As I write this, parts of Jefferson County have received more than six inches of rain in the last 24-hour period. Don’t get me wrong: hail, straight line winds, tornados and fallen trees are serious hazards. But for the moment I would like to focus on flood insurance.
For the purposes of insurance, a “flood” is accumulated surface water from any source, whether it be a rising river, a backed-up storm drain, or a heavy rainstorm that exceeds the capacity of the storm drain system to carry water away fast enough. The recent trend of increasingly severe weather over the last several years — and the increase in the amount of paved surfaces in general in our area — have turned areas not formerly prone to flooding into areas that do have a significant risk.

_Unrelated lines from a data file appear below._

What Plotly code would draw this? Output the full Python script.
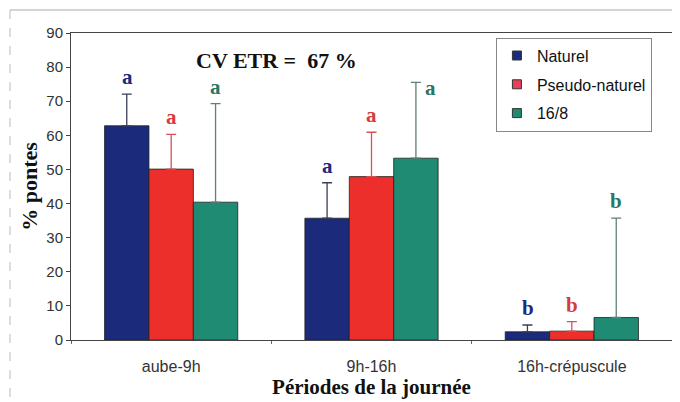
import plotly.graph_objects as go

categories = ["aube-9h", "9h-16h", "16h-crépuscule"]
series_names = ["Naturel", "Pseudo-naturel", "16/8"]
naturel = [62.8, 35.7, 2.4]
pseudo = [50.1, 47.9, 2.6]
seize_huit = [40.4, 53.3, 6.6]
err_naturel = [9.3, 10.4, 2.0]
err_pseudo = [10.2, 13.0, 2.8]
err_seize_huit = [28.9, 22.2, 29.1]
letters_naturel = ["a", "a", "b"]
letters_pseudo = ["a", "a", "b"]
letters_seize_huit = ["a", "a", "b"]
title_text = "CV ETR =  67 %"
y_ticks = [0, 10, 20, 30, 40, 50, 60, 70, 80, 90]

values = [naturel, pseudo, seize_huit]
errors = [err_naturel, err_pseudo, err_seize_huit]
letters = [letters_naturel, letters_pseudo, letters_seize_huit]
colors = ["#1c2a7c", "#ec2f2a", "#1f8b72"]
legend_colors = ["#1c2a7c", "#e8405a", "#1f8b72"]
err_colors = ["#3a3f55", "#d8505a", "#5f7f78"]
letter_colors = ["#1c2a7c", "#d83b3b", "#2a7563"]

fig = go.Figure()
for i in range(3):
    fig.add_trace(go.Bar(
        x=categories, y=values[i], name=series_names[i],
        showlegend=False,
        marker=dict(color=colors[i], line=dict(color="#222", width=0.8)),
        error_y=dict(type="data", symmetric=False, array=errors[i],
                     arrayminus=[0] * 3, color=err_colors[i],
                     thickness=1.3, width=5),
    ))
# legend entries (small squares like the original)
for i in range(3):
    fig.add_trace(go.Scatter(
        x=[None], y=[None], mode="markers", name=series_names[i],
        legendgroup=series_names[i],
        marker=dict(symbol="square", size=9, color=legend_colors[i],
                    line=dict(color="#333", width=1)),
    ))

annotations = []
bar_w_px = 44
letter_font = "Liberation Serif"
for i in range(3):
    for j, cat in enumerate(categories):
        top = values[i][j] + errors[i][j]
        xs = (i - 1) * bar_w_px
        if top > 74:
            annotations.append(dict(x=cat, y=top, xref="x", yref="y",
                                    text="<b>%s</b>" % letters[i][j],
                                    showarrow=False, xshift=xs + 15, yshift=-6,
                                    font=dict(family=letter_font, size=21, color=letter_colors[i]),
                                    yanchor="middle"))
        else:
            annotations.append(dict(x=cat, y=top, xref="x", yref="y",
                                    text="<b>%s</b>" % letters[i][j],
                                    showarrow=False, xshift=xs, yshift=3,
                                    font=dict(family=letter_font, size=21, color=letter_colors[i]),
                                    yanchor="bottom"))

annotations.append(dict(x=0.342, y=0.912, xref="paper", yref="paper",
                        text="<b>%s</b>" % title_text, showarrow=False,
                        xanchor="center", yanchor="middle",
                        font=dict(family="Liberation Serif", size=22, color="#111")))

fig.update_layout(
    width=680, height=402,
    margin=dict(l=63, r=16, t=25, b=70),
    paper_bgcolor="white", plot_bgcolor="white",
    barmode="group", bargap=0.335, bargroupgap=0,
    showlegend=True,
    legend=dict(x=0.707, y=0.985, xanchor="left", yanchor="top",
                bordercolor="#888", borderwidth=1, bgcolor="white",
                font=dict(family="Liberation Sans", size=16, color="#111"),
                tracegroupgap=5, itemwidth=30),
    annotations=annotations,
    font=dict(family="Liberation Sans"),
)
fig.update_yaxes(range=[0, 90], tickvals=y_ticks, showgrid=False, zeroline=False,
                 showline=True, linecolor="#444", linewidth=1, mirror=True,
                 ticks="outside", ticklen=4, tickcolor="#444",
                 tickfont=dict(family="Liberation Sans", size=15, color="#333"),
                 title=dict(text="<b>% pontes</b>", standoff=2,
                            font=dict(family="Liberation Serif", size=22, color="#111")))
fig.update_xaxes(showgrid=False, showline=True, linecolor="#444", linewidth=1, mirror=True,
                 ticks="outside", ticklen=3, tickcolor="#666", tickson="boundaries",
                 ticklabelstandoff=12,
                 tickfont=dict(family="Liberation Sans", size=16, color="#333"),
                 title=dict(text="<b>Périodes de la journée</b>", standoff=4,
                            font=dict(family="Liberation Serif", size=21, color="#111")))

# outer frame of the original figure
fig.add_shape(type="line", xref="paper", yref="paper",
              x0=(10 - 71) / 601, x1=(676 - 71) / 601, y0=(340 - 10) / 307, y1=(340 - 10) / 307,
              line=dict(color="#aaa", width=1))
fig.add_shape(type="line", xref="paper", yref="paper",
              x0=(10 - 71) / 601, x1=(10 - 71) / 601, y0=(340 - 10) / 307, y1=(340 - 410) / 307,
              line=dict(color="#bbb", width=1, dash="dash"))

fig.write_html("out.html")
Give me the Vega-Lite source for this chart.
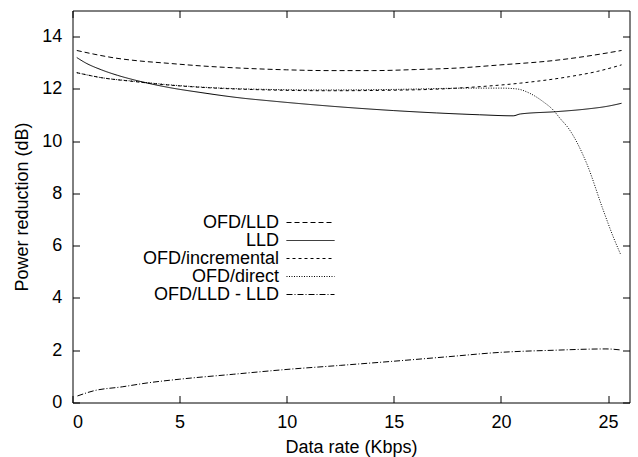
{
  "$schema": "https://vega.github.io/schema/vega-lite/v6.json",
  "width": 557,
  "height": 392,
  "autosize": {"type": "none"},
  "padding": {"left": 72.5, "top": 10.5, "right": 8.5, "bottom": 54.5},
  "background": "white",
  "config": {
    "view": {"stroke": null},
    "font": "Liberation Sans",
    "axis": {
      "grid": false,
      "domain": true,
      "domainColor": "black",
      "domainWidth": 1,
      "tickColor": "black",
      "tickWidth": 1,
      "tickSize": -7,
      "labelColor": "black",
      "labelFont": "Liberation Sans",
      "labelFontSize": 18,
      "titleColor": "black",
      "titleFont": "Liberation Sans",
      "titleFontSize": 18,
      "titleFontWeight": "normal"
    }
  },
  "data": {
    "values": [
      {"series": "OFD/LLD", "rate": 0.2, "reduction": 13.47},
      {"series": "OFD/LLD", "rate": 1, "reduction": 13.33},
      {"series": "OFD/LLD", "rate": 2, "reduction": 13.18},
      {"series": "OFD/LLD", "rate": 3, "reduction": 13.08},
      {"series": "OFD/LLD", "rate": 4.46, "reduction": 12.98},
      {"series": "OFD/LLD", "rate": 6, "reduction": 12.88},
      {"series": "OFD/LLD", "rate": 8, "reduction": 12.79},
      {"series": "OFD/LLD", "rate": 10, "reduction": 12.73},
      {"series": "OFD/LLD", "rate": 12, "reduction": 12.7},
      {"series": "OFD/LLD", "rate": 14, "reduction": 12.7},
      {"series": "OFD/LLD", "rate": 16, "reduction": 12.74},
      {"series": "OFD/LLD", "rate": 18, "reduction": 12.8},
      {"series": "OFD/LLD", "rate": 20, "reduction": 12.92},
      {"series": "OFD/LLD", "rate": 22.4, "reduction": 13.08},
      {"series": "OFD/LLD", "rate": 24, "reduction": 13.25},
      {"series": "OFD/LLD", "rate": 25.63, "reduction": 13.47},

      {"series": "LLD", "rate": 0.2, "reduction": 13.2},
      {"series": "LLD", "rate": 0.6, "reduction": 13.0},
      {"series": "LLD", "rate": 1.35, "reduction": 12.73},
      {"series": "LLD", "rate": 2.1, "reduction": 12.52},
      {"series": "LLD", "rate": 2.9, "reduction": 12.34},
      {"series": "LLD", "rate": 4.46, "reduction": 12.06},
      {"series": "LLD", "rate": 6, "reduction": 11.86},
      {"series": "LLD", "rate": 8, "reduction": 11.64},
      {"series": "LLD", "rate": 9.12, "reduction": 11.55},
      {"series": "LLD", "rate": 11, "reduction": 11.41},
      {"series": "LLD", "rate": 13, "reduction": 11.28},
      {"series": "LLD", "rate": 15, "reduction": 11.17},
      {"series": "LLD", "rate": 17, "reduction": 11.08},
      {"series": "LLD", "rate": 19, "reduction": 11.01},
      {"series": "LLD", "rate": 20.57, "reduction": 10.97},
      {"series": "LLD", "rate": 20.9, "reduction": 11.04},
      {"series": "LLD", "rate": 22.6, "reduction": 11.13},
      {"series": "LLD", "rate": 24, "reduction": 11.23},
      {"series": "LLD", "rate": 25, "reduction": 11.34},
      {"series": "LLD", "rate": 25.63, "reduction": 11.45},

      {"series": "OFD/incremental", "rate": 0.2, "reduction": 12.62},
      {"series": "OFD/incremental", "rate": 1.35, "reduction": 12.43},
      {"series": "OFD/incremental", "rate": 2.9, "reduction": 12.28},
      {"series": "OFD/incremental", "rate": 4.46, "reduction": 12.15},
      {"series": "OFD/incremental", "rate": 6, "reduction": 12.06},
      {"series": "OFD/incremental", "rate": 9.12, "reduction": 11.96},
      {"series": "OFD/incremental", "rate": 12, "reduction": 11.93},
      {"series": "OFD/incremental", "rate": 15, "reduction": 11.95},
      {"series": "OFD/incremental", "rate": 17, "reduction": 11.99},
      {"series": "OFD/incremental", "rate": 18.55, "reduction": 12.06},
      {"series": "OFD/incremental", "rate": 20.9, "reduction": 12.22},
      {"series": "OFD/incremental", "rate": 23.2, "reduction": 12.47},
      {"series": "OFD/incremental", "rate": 24.5, "reduction": 12.67},
      {"series": "OFD/incremental", "rate": 25.63, "reduction": 12.92},

      {"series": "OFD/direct", "rate": 0.2, "reduction": 12.62},
      {"series": "OFD/direct", "rate": 1.35, "reduction": 12.43},
      {"series": "OFD/direct", "rate": 2.9, "reduction": 12.29},
      {"series": "OFD/direct", "rate": 4.46, "reduction": 12.16},
      {"series": "OFD/direct", "rate": 6, "reduction": 12.07},
      {"series": "OFD/direct", "rate": 9.12, "reduction": 11.98},
      {"series": "OFD/direct", "rate": 12, "reduction": 11.96},
      {"series": "OFD/direct", "rate": 15, "reduction": 11.98},
      {"series": "OFD/direct", "rate": 18.55, "reduction": 12.03},
      {"series": "OFD/direct", "rate": 20.0, "reduction": 12.03},
      {"series": "OFD/direct", "rate": 20.73, "reduction": 12.0},
      {"series": "OFD/direct", "rate": 21.35, "reduction": 11.83},
      {"series": "OFD/direct", "rate": 21.97, "reduction": 11.51},
      {"series": "OFD/direct", "rate": 22.44, "reduction": 11.19},
      {"series": "OFD/direct", "rate": 22.75, "reduction": 10.88},
      {"series": "OFD/direct", "rate": 23.18, "reduction": 10.46},
      {"series": "OFD/direct", "rate": 24.0, "reduction": 9.15},
      {"series": "OFD/direct", "rate": 24.77, "reduction": 7.37},
      {"series": "OFD/direct", "rate": 25.24, "reduction": 6.34},
      {"series": "OFD/direct", "rate": 25.6, "reduction": 5.64},

      {"series": "OFD/LLD - LLD", "rate": 0.23, "reduction": 0.25},
      {"series": "OFD/LLD - LLD", "rate": 1, "reduction": 0.45},
      {"series": "OFD/LLD - LLD", "rate": 2.32, "reduction": 0.6},
      {"series": "OFD/LLD - LLD", "rate": 3.5, "reduction": 0.75},
      {"series": "OFD/LLD - LLD", "rate": 4.98, "reduction": 0.89},
      {"series": "OFD/LLD - LLD", "rate": 7.5, "reduction": 1.08},
      {"series": "OFD/LLD - LLD", "rate": 9.92, "reduction": 1.26},
      {"series": "OFD/LLD - LLD", "rate": 12.5, "reduction": 1.42},
      {"series": "OFD/LLD - LLD", "rate": 15, "reduction": 1.58},
      {"series": "OFD/LLD - LLD", "rate": 17.5, "reduction": 1.75},
      {"series": "OFD/LLD - LLD", "rate": 20, "reduction": 1.92},
      {"series": "OFD/LLD - LLD", "rate": 21, "reduction": 1.96},
      {"series": "OFD/LLD - LLD", "rate": 22.5, "reduction": 2.0},
      {"series": "OFD/LLD - LLD", "rate": 24, "reduction": 2.04},
      {"series": "OFD/LLD - LLD", "rate": 24.9, "reduction": 2.05},
      {"series": "OFD/LLD - LLD", "rate": 25.6, "reduction": 2.01}
    ]
  },
  "layer": [
    {
      "mark": {"type": "line", "interpolate": "monotone", "strokeWidth": 1, "color": "black"},
      "encoding": {
        "x": {
          "field": "rate", "type": "quantitative",
          "scale": {"domain": [0, 26], "nice": false, "zero": false},
          "axis": {
            "orient": "bottom",
            "title": "Data rate (Kbps)",
            "values": [0, 5, 10, 15, 20, 25],
            "labelPadding": 32,
            "labelBaseline": "alphabetic",
            "titleY": 50.2,
            "titleBaseline": "alphabetic"
          }
        },
        "y": {
          "field": "reduction", "type": "quantitative",
          "scale": {"domain": [0, 15], "nice": false},
          "axis": {
            "orient": "left",
            "title": "Power reduction (dB)",
            "values": [0, 2, 4, 6, 8, 10, 12, 14],
            "labelPadding": 17.8,
            "titleX": -45,
            "titleBaseline": "alphabetic"
          }
        },
        "strokeDash": {
          "field": "series", "type": "nominal",
          "scale": {
            "domain": ["OFD/LLD", "LLD", "OFD/incremental", "OFD/direct", "OFD/LLD - LLD"],
            "range": [[5, 3], [1, 0], [3, 3], [1, 1.5], [6, 2, 1, 2]]
          },
          "legend": {
            "orient": "none",
            "legendX": 214,
            "legendY": 203,
            "title": null,
            "padding": 0,
            "symbolType": "M-6,0H6",
            "symbolSize": 64,
            "symbolOffset": 15,
            "symbolStrokeWidth": 1,
            "symbolStrokeColor": "black",
            "symbolFillColor": "transparent",
            "symbolOpacity": 1,
            "labelFont": "Liberation Sans",
            "labelFontSize": 18,
            "labelColor": "black",
            "labelAlign": "right",
            "labelOffset": -40.5,
            "rowPadding": -3.1
          }
        }
      }
    },
    {
      "mark": {"type": "line", "strokeOpacity": 0},
      "encoding": {
        "x": {
          "field": "rate", "type": "quantitative",
          "axis": {"orient": "top", "title": null, "labels": false, "values": [0, 5, 10, 15, 20, 25]}
        },
        "y": {
          "field": "reduction", "type": "quantitative",
          "axis": {"orient": "right", "title": null, "labels": false, "values": [0, 2, 4, 6, 8, 10, 12, 14]}
        },
        "detail": {"field": "series", "type": "nominal"}
      }
    }
  ],
  "resolve": {"axis": {"x": "independent", "y": "independent"}}
}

If you’re not in an official “flood plain,” often may seem impossible that your home or business could flood… until it happens.
Getting It Covered
Unfortunately, unless you’ve specifically purchased a separte flood policy, flood damage is not likely to be covered by your other insurance policies. Since flood insurance was federalized in 1968, flood has been excluded under virtually all homeowners, businessowners and commercial property forms.
If you believe that your property may be at risk of damage from flash flooding, the best time to talk with an insurance agent about purchasing coverage is now. (Actually, 30 days ago would have been better, because there is a waiting period to bind coverage. But today is better than nothing.)